• _SHORT EXERCISE_:
Only the lines between the line holding "Give me the TikZ source for this diagram." and the line holding "(0,0) rectangle (927,1009);", both of those included, should be copied exactly; drop the pictures.

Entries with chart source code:
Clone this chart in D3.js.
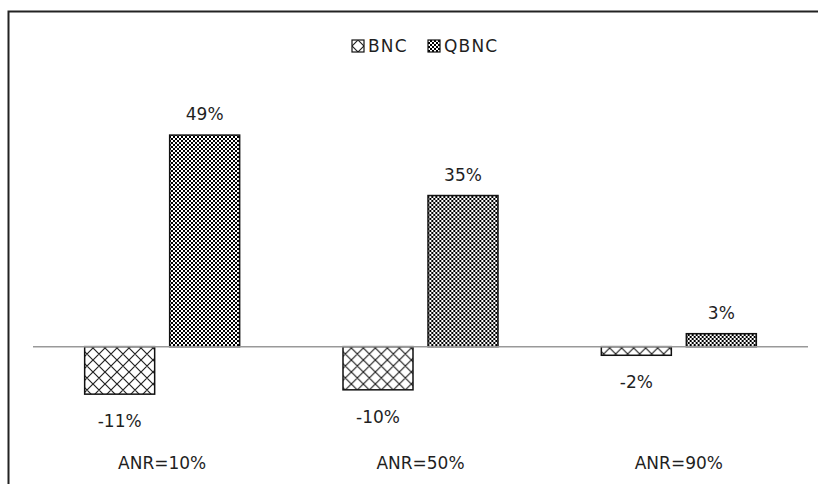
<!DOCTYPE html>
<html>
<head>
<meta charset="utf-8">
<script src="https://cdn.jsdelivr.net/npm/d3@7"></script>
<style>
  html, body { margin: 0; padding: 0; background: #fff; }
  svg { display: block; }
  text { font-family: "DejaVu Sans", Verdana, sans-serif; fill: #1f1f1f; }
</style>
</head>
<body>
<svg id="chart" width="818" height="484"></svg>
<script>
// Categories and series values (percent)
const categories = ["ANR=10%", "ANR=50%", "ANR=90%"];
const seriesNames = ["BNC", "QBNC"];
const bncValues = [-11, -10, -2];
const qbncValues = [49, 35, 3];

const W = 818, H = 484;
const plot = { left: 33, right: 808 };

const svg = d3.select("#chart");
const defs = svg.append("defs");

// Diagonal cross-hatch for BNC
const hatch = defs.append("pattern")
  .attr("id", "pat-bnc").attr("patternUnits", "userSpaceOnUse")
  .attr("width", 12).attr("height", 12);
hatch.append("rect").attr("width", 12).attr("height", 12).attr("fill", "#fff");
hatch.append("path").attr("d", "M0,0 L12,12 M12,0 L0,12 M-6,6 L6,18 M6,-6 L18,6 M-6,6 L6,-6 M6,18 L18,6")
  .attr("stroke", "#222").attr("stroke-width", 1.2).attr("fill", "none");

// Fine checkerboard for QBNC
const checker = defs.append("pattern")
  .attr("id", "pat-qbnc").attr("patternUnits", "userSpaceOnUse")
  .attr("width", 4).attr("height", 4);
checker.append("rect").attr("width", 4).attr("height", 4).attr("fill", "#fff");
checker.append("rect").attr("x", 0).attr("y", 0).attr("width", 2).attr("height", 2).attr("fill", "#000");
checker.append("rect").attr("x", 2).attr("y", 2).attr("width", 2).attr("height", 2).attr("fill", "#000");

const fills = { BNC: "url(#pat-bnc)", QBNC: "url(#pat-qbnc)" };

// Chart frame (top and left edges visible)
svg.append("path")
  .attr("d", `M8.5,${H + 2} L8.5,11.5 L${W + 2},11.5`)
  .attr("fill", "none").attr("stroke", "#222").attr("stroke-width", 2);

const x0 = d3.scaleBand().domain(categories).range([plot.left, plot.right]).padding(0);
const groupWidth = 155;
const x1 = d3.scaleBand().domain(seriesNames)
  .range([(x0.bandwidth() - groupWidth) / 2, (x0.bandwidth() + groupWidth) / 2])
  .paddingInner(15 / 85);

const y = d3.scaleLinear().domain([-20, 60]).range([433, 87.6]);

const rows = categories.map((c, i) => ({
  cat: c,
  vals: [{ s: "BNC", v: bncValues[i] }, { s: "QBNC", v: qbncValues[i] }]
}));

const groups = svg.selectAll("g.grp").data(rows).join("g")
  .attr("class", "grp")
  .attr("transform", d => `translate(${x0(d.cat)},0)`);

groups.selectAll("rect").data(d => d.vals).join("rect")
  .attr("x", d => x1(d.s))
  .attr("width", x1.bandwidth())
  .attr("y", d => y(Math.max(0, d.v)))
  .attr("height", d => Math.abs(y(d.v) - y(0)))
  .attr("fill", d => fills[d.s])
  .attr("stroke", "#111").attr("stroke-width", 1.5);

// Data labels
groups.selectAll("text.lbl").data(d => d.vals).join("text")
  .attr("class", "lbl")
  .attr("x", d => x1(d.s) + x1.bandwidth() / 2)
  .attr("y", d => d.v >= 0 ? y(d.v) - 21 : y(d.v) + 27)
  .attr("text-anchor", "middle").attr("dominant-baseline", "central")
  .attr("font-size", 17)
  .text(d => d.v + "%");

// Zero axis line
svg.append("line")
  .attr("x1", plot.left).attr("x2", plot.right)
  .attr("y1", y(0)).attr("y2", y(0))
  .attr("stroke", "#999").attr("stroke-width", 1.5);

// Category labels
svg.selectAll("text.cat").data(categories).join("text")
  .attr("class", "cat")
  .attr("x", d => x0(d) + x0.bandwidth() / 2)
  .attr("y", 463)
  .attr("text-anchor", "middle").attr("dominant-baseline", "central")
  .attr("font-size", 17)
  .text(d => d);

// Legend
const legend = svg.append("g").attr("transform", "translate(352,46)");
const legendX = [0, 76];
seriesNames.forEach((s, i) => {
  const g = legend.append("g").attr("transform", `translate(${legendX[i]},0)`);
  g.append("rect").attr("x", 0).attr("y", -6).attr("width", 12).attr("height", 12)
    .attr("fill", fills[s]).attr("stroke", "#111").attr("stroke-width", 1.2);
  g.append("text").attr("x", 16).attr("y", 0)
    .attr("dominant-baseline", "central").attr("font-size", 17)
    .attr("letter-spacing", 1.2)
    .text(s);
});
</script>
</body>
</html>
* * *
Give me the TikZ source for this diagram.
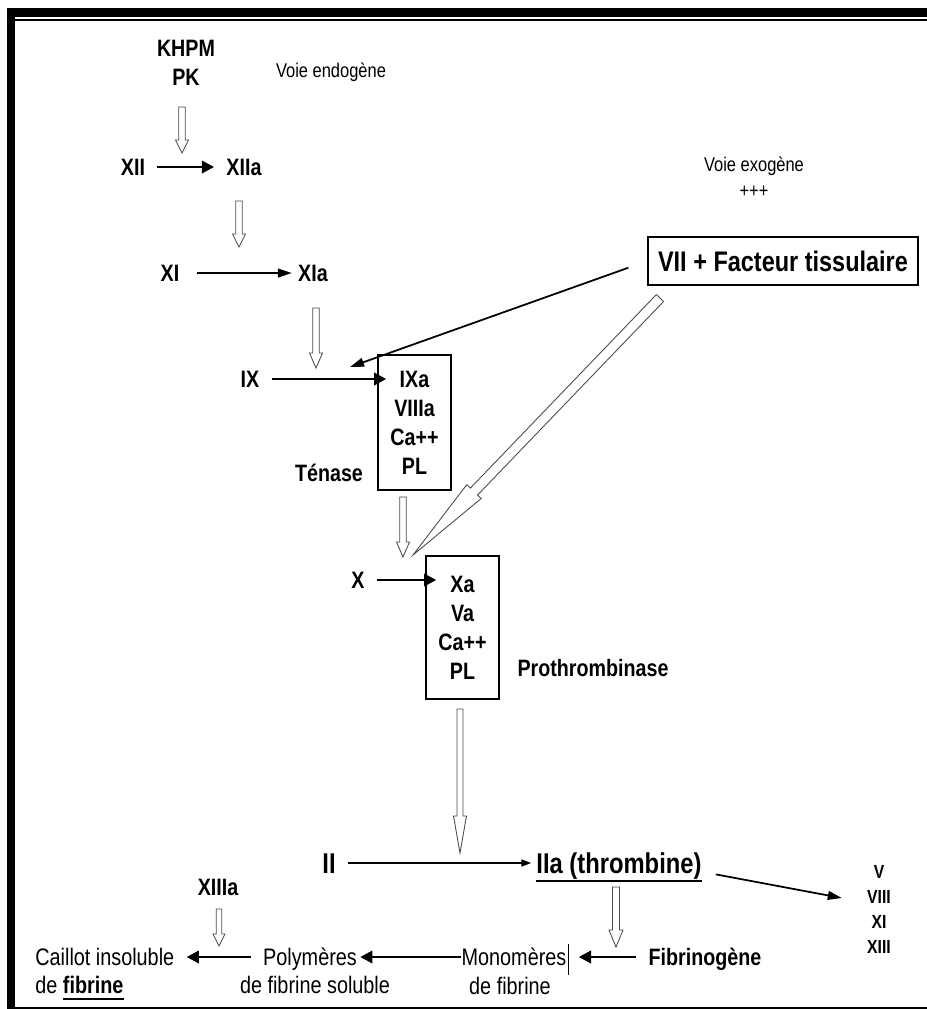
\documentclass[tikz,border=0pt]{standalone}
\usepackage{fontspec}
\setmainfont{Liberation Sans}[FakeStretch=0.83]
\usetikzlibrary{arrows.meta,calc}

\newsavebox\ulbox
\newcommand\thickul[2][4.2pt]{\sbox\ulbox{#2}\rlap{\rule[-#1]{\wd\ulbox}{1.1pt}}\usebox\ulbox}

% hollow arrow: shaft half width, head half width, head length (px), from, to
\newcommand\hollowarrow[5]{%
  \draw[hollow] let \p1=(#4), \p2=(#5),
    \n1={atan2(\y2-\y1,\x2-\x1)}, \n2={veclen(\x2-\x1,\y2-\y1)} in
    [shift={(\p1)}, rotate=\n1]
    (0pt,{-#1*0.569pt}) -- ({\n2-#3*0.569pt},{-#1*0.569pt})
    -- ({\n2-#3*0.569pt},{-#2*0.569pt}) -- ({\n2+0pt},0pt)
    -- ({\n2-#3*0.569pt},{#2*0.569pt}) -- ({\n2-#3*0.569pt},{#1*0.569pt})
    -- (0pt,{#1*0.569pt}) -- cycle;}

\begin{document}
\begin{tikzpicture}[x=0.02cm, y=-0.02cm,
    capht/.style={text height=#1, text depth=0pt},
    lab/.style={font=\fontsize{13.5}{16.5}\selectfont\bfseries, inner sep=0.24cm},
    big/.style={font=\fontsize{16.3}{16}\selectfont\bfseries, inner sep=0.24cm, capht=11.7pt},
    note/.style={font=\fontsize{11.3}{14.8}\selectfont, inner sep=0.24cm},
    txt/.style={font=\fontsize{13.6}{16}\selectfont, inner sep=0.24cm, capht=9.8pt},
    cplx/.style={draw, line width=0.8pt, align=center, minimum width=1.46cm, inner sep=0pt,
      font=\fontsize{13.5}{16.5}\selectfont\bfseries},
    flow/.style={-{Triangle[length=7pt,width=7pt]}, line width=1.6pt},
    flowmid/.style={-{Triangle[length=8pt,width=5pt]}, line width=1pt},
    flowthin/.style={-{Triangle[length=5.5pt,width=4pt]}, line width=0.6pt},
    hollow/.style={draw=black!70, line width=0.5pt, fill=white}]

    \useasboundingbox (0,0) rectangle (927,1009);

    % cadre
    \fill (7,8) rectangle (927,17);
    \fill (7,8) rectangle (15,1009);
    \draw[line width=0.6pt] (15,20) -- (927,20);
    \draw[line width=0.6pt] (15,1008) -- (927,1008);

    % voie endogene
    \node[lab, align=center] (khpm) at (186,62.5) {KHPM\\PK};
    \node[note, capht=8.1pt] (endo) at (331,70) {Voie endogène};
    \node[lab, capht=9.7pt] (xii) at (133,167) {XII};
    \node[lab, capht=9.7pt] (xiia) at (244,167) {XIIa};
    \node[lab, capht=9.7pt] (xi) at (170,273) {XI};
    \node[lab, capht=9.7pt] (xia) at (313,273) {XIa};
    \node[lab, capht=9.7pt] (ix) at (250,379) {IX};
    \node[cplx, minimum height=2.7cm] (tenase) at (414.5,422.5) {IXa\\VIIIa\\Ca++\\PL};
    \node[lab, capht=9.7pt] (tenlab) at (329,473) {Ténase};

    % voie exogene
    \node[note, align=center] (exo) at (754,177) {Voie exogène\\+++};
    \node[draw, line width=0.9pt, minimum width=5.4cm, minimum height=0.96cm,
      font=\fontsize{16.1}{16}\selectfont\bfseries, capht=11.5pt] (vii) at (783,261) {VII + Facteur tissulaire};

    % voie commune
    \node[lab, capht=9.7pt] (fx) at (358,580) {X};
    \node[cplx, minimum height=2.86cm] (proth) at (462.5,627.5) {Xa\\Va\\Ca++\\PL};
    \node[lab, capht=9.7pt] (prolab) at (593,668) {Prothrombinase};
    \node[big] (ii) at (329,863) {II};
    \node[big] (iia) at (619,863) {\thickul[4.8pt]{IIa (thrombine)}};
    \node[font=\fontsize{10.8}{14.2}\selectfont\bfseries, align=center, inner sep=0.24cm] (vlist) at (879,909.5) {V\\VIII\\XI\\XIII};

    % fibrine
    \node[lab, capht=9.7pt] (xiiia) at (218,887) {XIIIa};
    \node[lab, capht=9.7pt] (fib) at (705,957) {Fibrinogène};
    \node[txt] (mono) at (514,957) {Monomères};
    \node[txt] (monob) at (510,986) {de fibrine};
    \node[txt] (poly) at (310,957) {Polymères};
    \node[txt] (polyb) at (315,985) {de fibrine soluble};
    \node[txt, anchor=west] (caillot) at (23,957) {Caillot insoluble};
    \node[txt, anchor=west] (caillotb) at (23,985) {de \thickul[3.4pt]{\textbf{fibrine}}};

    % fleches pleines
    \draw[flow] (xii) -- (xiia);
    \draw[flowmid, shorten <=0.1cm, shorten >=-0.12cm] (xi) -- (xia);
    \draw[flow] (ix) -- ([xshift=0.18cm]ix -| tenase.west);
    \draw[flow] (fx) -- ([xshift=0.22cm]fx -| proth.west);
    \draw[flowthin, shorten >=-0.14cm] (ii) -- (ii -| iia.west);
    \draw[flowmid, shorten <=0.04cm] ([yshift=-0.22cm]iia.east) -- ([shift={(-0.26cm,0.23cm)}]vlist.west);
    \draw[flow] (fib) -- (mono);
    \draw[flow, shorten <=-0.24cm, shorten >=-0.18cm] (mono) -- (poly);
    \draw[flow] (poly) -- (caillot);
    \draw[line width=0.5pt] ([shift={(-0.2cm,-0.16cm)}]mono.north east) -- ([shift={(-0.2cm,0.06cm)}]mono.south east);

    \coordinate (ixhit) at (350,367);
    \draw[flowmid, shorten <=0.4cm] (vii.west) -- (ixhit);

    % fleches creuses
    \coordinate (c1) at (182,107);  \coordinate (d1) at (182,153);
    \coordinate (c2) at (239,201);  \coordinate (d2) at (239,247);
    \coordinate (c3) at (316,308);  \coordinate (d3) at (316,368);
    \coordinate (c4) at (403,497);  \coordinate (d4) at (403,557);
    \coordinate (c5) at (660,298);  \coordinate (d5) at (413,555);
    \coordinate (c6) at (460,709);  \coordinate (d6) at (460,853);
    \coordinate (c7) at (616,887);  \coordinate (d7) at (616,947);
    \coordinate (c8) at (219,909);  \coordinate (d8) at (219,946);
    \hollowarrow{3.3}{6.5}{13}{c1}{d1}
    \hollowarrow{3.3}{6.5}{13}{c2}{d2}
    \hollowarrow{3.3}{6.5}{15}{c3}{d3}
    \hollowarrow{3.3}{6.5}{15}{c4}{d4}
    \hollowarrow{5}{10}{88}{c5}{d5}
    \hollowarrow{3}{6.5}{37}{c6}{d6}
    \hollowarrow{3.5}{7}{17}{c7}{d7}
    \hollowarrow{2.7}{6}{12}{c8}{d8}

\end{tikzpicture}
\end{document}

• _EXERCISE ANSWER_:
Give me the TikZ source for this diagram.
\documentclass[tikz,border=0pt]{standalone}
\usepackage{fontspec}
\setmainfont{Liberation Sans}[FakeStretch=0.83]
\usetikzlibrary{arrows.meta,calc}

\newsavebox\ulbox
\newcommand\thickul[2][4.2pt]{\sbox\ulbox{#2}\rlap{\rule[-#1]{\wd\ulbox}{1.1pt}}\usebox\ulbox}

% hollow arrow: shaft half width, head half width, head length (px), from, to
\newcommand\hollowarrow[5]{%
  \draw[hollow] let \p1=(#4), \p2=(#5),
    \n1={atan2(\y2-\y1,\x2-\x1)}, \n2={veclen(\x2-\x1,\y2-\y1)} in
    [shift={(\p1)}, rotate=\n1]
    (0pt,{-#1*0.569pt}) -- ({\n2-#3*0.569pt},{-#1*0.569pt})
    -- ({\n2-#3*0.569pt},{-#2*0.569pt}) -- ({\n2+0pt},0pt)
    -- ({\n2-#3*0.569pt},{#2*0.569pt}) -- ({\n2-#3*0.569pt},{#1*0.569pt})
    -- (0pt,{#1*0.569pt}) -- cycle;}

\begin{document}
\begin{tikzpicture}[x=0.02cm, y=-0.02cm,
    capht/.style={text height=#1, text depth=0pt},
    lab/.style={font=\fontsize{13.5}{16.5}\selectfont\bfseries, inner sep=0.24cm},
    big/.style={font=\fontsize{16.3}{16}\selectfont\bfseries, inner sep=0.24cm, capht=11.7pt},
    note/.style={font=\fontsize{11.3}{14.8}\selectfont, inner sep=0.24cm},
    txt/.style={font=\fontsize{13.6}{16}\selectfont, inner sep=0.24cm, capht=9.8pt},
    cplx/.style={draw, line width=0.8pt, align=center, minimum width=1.46cm, inner sep=0pt,
      font=\fontsize{13.5}{16.5}\selectfont\bfseries},
    flow/.style={-{Triangle[length=7pt,width=7pt]}, line width=1.6pt},
    flowmid/.style={-{Triangle[length=8pt,width=5pt]}, line width=1pt},
    flowthin/.style={-{Triangle[length=5.5pt,width=4pt]}, line width=0.6pt},
    hollow/.style={draw=black!70, line width=0.5pt, fill=white}]

    \useasboundingbox (0,0) rectangle (927,1009);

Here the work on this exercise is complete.